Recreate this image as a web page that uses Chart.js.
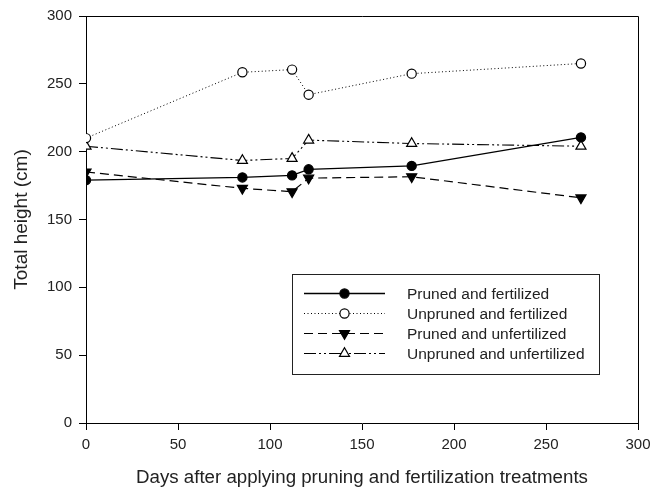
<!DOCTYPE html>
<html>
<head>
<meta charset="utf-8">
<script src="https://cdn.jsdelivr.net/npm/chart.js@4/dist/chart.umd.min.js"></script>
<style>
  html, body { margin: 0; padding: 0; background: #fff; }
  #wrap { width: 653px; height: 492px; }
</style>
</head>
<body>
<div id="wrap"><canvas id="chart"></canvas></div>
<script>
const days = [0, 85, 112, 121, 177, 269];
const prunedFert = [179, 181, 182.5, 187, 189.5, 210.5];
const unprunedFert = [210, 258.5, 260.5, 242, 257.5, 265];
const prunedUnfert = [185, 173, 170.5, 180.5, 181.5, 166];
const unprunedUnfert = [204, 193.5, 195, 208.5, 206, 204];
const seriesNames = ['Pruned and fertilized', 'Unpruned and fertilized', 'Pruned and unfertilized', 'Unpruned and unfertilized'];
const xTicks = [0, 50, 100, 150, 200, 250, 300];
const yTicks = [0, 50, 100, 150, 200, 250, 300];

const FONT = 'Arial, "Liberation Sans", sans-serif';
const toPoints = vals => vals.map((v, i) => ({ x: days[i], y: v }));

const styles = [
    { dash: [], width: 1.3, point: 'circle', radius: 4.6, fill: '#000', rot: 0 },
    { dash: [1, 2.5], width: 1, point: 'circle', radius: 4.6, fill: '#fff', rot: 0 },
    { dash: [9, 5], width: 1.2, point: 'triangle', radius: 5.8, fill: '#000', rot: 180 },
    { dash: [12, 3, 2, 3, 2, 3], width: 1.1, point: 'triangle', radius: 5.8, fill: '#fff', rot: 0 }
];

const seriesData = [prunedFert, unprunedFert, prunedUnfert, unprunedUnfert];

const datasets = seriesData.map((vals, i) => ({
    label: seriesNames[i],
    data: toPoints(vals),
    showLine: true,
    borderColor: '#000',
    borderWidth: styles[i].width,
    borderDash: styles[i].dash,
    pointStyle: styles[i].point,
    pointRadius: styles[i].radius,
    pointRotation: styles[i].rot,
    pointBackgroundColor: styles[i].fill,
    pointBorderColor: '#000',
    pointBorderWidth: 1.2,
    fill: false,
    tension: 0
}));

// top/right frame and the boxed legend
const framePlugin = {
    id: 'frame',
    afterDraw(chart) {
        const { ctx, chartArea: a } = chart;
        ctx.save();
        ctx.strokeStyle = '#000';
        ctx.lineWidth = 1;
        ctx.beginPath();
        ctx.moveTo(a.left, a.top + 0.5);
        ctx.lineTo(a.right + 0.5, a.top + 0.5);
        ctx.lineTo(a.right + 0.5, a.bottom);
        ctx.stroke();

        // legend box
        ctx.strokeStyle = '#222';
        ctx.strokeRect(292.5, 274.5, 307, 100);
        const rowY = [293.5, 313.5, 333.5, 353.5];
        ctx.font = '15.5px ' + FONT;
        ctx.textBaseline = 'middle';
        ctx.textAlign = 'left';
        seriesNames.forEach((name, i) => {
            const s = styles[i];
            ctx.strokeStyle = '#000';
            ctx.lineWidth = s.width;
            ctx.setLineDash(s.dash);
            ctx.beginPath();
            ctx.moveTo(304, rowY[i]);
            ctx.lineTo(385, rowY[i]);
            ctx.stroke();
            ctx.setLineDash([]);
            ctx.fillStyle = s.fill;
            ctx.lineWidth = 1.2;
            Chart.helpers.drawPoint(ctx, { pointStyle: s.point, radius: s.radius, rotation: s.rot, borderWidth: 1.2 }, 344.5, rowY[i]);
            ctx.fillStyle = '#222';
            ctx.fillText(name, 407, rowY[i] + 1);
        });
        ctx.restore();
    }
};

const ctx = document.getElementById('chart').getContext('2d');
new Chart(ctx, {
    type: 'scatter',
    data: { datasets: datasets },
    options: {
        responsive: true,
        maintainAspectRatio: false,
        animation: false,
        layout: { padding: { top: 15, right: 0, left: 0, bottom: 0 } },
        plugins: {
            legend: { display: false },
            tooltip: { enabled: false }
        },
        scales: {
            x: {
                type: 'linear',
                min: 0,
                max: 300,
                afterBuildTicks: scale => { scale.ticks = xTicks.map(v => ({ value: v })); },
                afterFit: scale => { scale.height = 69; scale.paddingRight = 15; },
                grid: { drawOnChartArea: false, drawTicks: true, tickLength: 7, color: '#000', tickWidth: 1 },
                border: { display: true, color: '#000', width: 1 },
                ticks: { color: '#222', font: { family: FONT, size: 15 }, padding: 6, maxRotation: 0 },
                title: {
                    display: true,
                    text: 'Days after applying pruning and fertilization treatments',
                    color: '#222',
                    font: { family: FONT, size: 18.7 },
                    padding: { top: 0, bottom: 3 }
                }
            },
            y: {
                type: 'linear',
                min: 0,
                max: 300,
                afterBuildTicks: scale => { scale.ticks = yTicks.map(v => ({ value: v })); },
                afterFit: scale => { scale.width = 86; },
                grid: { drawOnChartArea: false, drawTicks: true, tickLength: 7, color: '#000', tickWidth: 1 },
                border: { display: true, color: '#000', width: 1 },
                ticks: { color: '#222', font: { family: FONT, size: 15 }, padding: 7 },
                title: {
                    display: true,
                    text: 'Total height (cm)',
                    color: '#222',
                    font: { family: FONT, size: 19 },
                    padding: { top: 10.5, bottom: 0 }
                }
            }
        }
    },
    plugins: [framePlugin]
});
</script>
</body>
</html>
━━━━
WORK TO BE COMPLETED: Copy out all the data exactly; skip the pictures.

REPLY TO THE TASK:
Recreate this image as a web page that uses Chart.js.
<!DOCTYPE html>
<html>
<head>
<meta charset="utf-8">
<script src="https://cdn.jsdelivr.net/npm/chart.js@4/dist/chart.umd.min.js"></script>
<style>
  html, body { margin: 0; padding: 0; background: #fff; }
  #wrap { width: 653px; height: 492px; }
</style>
</head>
<body>
<div id="wrap"><canvas id="chart"></canvas></div>
<script>
const days = [0, 85, 112, 121, 177, 269];
const prunedFert = [179, 181, 182.5, 187, 189.5, 210.5];
const unprunedFert = [210, 258.5, 260.5, 242, 257.5, 265];
const prunedUnfert = [185, 173, 170.5, 180.5, 181.5, 166];
const unprunedUnfert = [204, 193.5, 195, 208.5, 206, 204];
const seriesNames = ['Pruned and fertilized', 'Unpruned and fertilized', 'Pruned and unfertilized', 'Unpruned and unfertilized'];
const xTicks = [0, 50, 100, 150, 200, 250, 300];
const yTicks = [0, 50, 100, 150, 200, 250, 300];

const FONT = 'Arial, "Liberation Sans", sans-serif';
const toPoints = vals => vals.map((v, i) => ({ x: days[i], y: v }));

const styles = [
    { dash: [], width: 1.3, point: 'circle', radius: 4.6, fill: '#000', rot: 0 },
    { dash: [1, 2.5], width: 1, point: 'circle', radius: 4.6, fill: '#fff', rot: 0 },
    { dash: [9, 5], width: 1.2, point: 'triangle', radius: 5.8, fill: '#000', rot: 180 },
    { dash: [12, 3, 2, 3, 2, 3], width: 1.1, point: 'triangle', radius: 5.8, fill: '#fff', rot: 0 }
];

const seriesData = [prunedFert, unprunedFert, prunedUnfert, unprunedUnfert];

const datasets = seriesData.map((vals, i) => ({
    label: seriesNames[i],
    data: toPoints(vals),
    showLine: true,
    borderColor: '#000',
    borderWidth: styles[i].width,
    borderDash: styles[i].dash,
    pointStyle: styles[i].point,
    pointRadius: styles[i].radius,
    pointRotation: styles[i].rot,
    pointBackgroundColor: styles[i].fill,
    pointBorderColor: '#000',
    pointBorderWidth: 1.2,
    fill: false,
    tension: 0
}));

// top/right frame and the boxed legend
const framePlugin = {
    id: 'frame',
    afterDraw(chart) {
        const { ctx, chartArea: a } = chart;
        ctx.save();
        ctx.strokeStyle = '#000';
        ctx.lineWidth = 1;
        ctx.beginPath();
        ctx.moveTo(a.left, a.top + 0.5);
        ctx.lineTo(a.right + 0.5, a.top + 0.5);
        ctx.lineTo(a.right + 0.5, a.bottom);
        ctx.stroke();

        // legend box
        ctx.strokeStyle = '#222';
        ctx.strokeRect(292.5, 274.5, 307, 100);
        const rowY = [293.5, 313.5, 333.5, 353.5];
        ctx.font = '15.5px ' + FONT;
        ctx.textBaseline = 'middle';
        ctx.textAlign = 'left';
        seriesNames.forEach((name, i) => {
            const s = styles[i];
            ctx.strokeStyle = '#000';
            ctx.lineWidth = s.width;
            ctx.setLineDash(s.dash);
            ctx.beginPath();
            ctx.moveTo(304, rowY[i]);
            ctx.lineTo(385, rowY[i]);
            ctx.stroke();
            ctx.setLineDash([]);
            ctx.fillStyle = s.fill;
            ctx.lineWidth = 1.2;
            Chart.helpers.drawPoint(ctx, { pointStyle: s.point, radius: s.radius, rotation: s.rot, borderWidth: 1.2 }, 344.5, rowY[i]);
            ctx.fillStyle = '#222';
            ctx.fillText(name, 407, rowY[i] + 1);
        });
        ctx.restore();
    }
};

const ctx = document.getElementById('chart').getContext('2d');
new Chart(ctx, {
    type: 'scatter',
    data: { datasets: datasets },
    options: {
        responsive: true,
        maintainAspectRatio: false,
        animation: false,
        layout: { padding: { top: 15, right: 0, left: 0, bottom: 0 } },
        plugins: {
            legend: { display: false },
            tooltip: { enabled: false }
        },
        scales: {
            x: {
                type: 'linear',
                min: 0,
                max: 300,
                afterBuildTicks: scale => { scale.ticks = xTicks.map(v => ({ value: v })); },
                afterFit: scale => { scale.height = 69; scale.paddingRight = 15; },
                grid: { drawOnChartArea: false, drawTicks: true, tickLength: 7, color: '#000', tickWidth: 1 },
                border: { display: true, color: '#000', width: 1 },
                ticks: { color: '#222', font: { family: FONT, size: 15 }, padding: 6, maxRotation: 0 },
                title: {
                    display: true,
                    text: 'Days after applying pruning and fertilization treatments',
                    color: '#222',
                    font: { family: FONT, size: 18.7 },
                    padding: { top: 0, bottom: 3 }
                }
            },
            y: {
                type: 'linear',
                min: 0,
                max: 300,
                afterBuildTicks: scale => { scale.ticks = yTicks.map(v => ({ value: v })); },
                afterFit: scale => { scale.width = 86; },
                grid: { drawOnChartArea: false, drawTicks: true, tickLength: 7, color: '#000', tickWidth: 1 },
                border: { display: true, color: '#000', width: 1 },
                ticks: { color: '#222', font: { family: FONT, size: 15 }, padding: 7 },
                title: {
                    display: true,
                    text: 'Total height (cm)',
                    color: '#222',
                    font: { family: FONT, size: 19 },
                    padding: { top: 10.5, bottom: 0 }
                }
            }
        }
    },
    plugins: [framePlugin]
});
</script>
</body>
</html>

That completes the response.